Philos & D, Inc., 802 F.3d 905, 914–15 (7th Cir. 2015) (holding that Korean companies
lacked minimum contacts with Illinois despite contract with Illinois company and visits
to state because contract was a “Korean business deal from start to finish, with a couple
of incidental interactions with Illinois”); Northern Grain Marketing, LLC, 743 F.3d at 494–
96 (holding that Wisconsin farmer lacked minimum contacts with Illinois grain-buyer
despite contract because performance of contract occurred in Wisconsin; only connection
to Illinois was payment from grain-buyer). The contract here established only a “random”
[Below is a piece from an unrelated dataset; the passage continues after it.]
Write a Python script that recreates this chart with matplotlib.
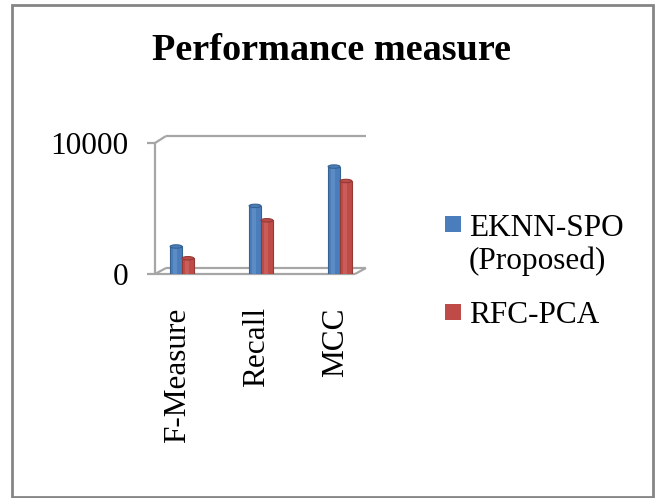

or “fortuitous” connection with Indiana that was not sufficient to establish personal
jurisdiction there. See Walden, 134 S. Ct. at 1123.
Johnson also challenges the district court’s denial of her two motions for default
judgments. Because the district court lacked personal jurisdiction over the defendants,
default judgments would have been void. be2 LLC v. Ivanov, 642 F.3d 555, 557–58 (7th Cir.
2011). Even if we put aside the issue of personal jurisdiction, Johnson’s requests for
default judgments were frivolous. She first moved for a default judgment when, after
serving defendants only with notice of the lawsuit and a request that they waive service,
the defendants did not respond to the request. She was not entitled to a default at that
point because the defendants had not yet been served with summons. See Fed. R. Civ. P.
4(c)(1). By the time she moved again for a default, the defendants had timely moved to
dismiss the complaint. See Fed. R. Civ. P. 55(a). The district court would have abused its
discretion by granting Johnson’s motions; it certainly did not err by denying them.
The judgment of the district court is AFFIRMED.